For Immediate Release

January 19, 2021

 

Contact:

Paul Ruprecht, Nevada-Oregon Director, Western Watersheds Project, (208) 421-4637, paul@westernwatersheds.org

Erik Molvar, Executive Director, Western Watersheds Project, (307) 399-7910, emolvar@westernwatersheds.org

 

BURNS, Ore. – Outgoing Secretary of the Interior David Bernhardt today used his last moments of authority to issue grazing permits to Hammond Ranches, Inc., the same permit that had been revoked by Oregon Bureau of Land Management in 2014. Dwight and Steven Hammond were imprisoned in 2016 for setting fire to federal public lands to remove native trees and shrubs to increase livestock forage. Both were released from prison three years into five-year sentences by a pardon from President Trump in 2018.

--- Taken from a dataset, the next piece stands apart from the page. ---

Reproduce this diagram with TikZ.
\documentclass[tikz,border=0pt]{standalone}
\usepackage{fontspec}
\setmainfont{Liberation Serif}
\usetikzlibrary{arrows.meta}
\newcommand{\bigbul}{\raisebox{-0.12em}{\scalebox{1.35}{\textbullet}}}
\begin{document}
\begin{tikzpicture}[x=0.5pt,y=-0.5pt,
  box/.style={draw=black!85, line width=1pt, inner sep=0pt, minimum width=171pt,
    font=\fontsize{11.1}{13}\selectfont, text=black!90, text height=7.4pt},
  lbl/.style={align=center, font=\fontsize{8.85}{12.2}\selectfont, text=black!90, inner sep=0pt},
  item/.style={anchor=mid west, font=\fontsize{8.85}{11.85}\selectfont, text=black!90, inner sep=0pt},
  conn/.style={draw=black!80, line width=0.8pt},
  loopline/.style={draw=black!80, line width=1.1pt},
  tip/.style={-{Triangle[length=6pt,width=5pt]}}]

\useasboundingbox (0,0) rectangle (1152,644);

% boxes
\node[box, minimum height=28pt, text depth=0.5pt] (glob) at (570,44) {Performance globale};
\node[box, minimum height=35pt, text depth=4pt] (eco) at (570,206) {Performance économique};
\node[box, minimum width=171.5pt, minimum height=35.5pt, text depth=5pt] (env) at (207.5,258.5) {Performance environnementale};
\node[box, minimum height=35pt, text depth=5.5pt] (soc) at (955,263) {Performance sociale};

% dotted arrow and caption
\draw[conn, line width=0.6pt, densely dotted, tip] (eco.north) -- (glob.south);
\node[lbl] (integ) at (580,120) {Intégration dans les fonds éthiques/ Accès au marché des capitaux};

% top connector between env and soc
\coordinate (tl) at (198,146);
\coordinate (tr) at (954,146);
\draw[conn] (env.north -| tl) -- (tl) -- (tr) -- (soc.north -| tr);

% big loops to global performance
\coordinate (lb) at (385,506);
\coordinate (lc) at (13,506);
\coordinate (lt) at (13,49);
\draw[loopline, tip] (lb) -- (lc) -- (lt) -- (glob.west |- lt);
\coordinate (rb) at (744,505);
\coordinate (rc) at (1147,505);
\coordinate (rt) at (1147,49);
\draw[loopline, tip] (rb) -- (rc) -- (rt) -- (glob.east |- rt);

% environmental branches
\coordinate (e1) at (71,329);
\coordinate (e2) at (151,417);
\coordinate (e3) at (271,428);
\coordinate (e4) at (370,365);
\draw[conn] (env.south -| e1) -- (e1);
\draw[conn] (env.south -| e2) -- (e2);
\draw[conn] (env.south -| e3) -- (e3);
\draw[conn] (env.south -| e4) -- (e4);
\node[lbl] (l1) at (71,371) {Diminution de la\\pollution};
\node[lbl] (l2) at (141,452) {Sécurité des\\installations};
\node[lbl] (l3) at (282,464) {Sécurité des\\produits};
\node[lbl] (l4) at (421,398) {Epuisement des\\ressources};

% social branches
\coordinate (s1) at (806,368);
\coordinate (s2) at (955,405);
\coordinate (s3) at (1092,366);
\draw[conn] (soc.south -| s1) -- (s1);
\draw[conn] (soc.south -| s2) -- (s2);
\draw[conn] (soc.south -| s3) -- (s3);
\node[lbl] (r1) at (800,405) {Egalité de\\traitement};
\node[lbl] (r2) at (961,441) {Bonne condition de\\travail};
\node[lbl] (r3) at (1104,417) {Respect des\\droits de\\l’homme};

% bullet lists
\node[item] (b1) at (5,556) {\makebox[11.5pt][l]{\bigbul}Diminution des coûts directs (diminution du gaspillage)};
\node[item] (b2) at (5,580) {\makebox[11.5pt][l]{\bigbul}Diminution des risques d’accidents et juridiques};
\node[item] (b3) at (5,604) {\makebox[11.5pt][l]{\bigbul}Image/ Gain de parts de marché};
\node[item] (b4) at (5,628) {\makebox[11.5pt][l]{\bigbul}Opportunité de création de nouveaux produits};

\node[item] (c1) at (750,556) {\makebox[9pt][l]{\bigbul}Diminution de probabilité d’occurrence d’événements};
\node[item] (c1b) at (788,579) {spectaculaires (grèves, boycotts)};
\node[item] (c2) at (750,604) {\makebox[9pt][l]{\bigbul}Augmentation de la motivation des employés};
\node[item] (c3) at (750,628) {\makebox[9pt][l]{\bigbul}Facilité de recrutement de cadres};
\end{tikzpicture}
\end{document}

“It is outrageous – although sadly predictable – that the Trump administration has reached down into the Burns Field Office of the Bureau of Land Management and seized control to make sure they could give the Hammonds preferential access to public lands,” said Paul Ruprecht of Western Watersheds Project. “It’s clear that the Bureau of Land Management was told by on high to get this done before the Trump Administration leaves tomorrow. It’s corruption, down to the fact that they raced through the weekend to get this rubber-stamped before the inauguration.”

The grazing permit governs the leasing of more than 26,000 acres of public lands neighboring Malheur National Wildlife Refuge for cattle grazing, on the Mud Creek, Hammond, Hammond FFR, and Hardie Summer allotments, including portions of the Bridge Creek Wilderness Study Area.

“These lands had only begun to recover after the Hammonds’ cattle were removed in 2014, and the sage grouse habitats and trout streams have yet to be fully restored from the damage,” said Ruprecht. “The rush to get the Hammonds back onto public lands puts politics before land stewardship.”

In order to rubber-stamp today’s preordained decision, the Bureau had to review dozens of protests from the public and ignore the evidence that Hammond Ranches, Inc. overused the allotments during their temporary operations in 2019.

“These particular ranchers have a long and contentious history of flouting grazing regulations, and their permit was revoked for those violations ,” said Ruprecht. “The limited grazing allowed in 2019 failed to change their noncompliance, so clearly the agency has no legal basis to conclude that the Hammonds qualify for a new permit

The grazing permit was also illegally re-issued by Secretary Ryan Zinke on his last day in office, January 2, 2019, in a decision overturned by a federal judge in December 2019.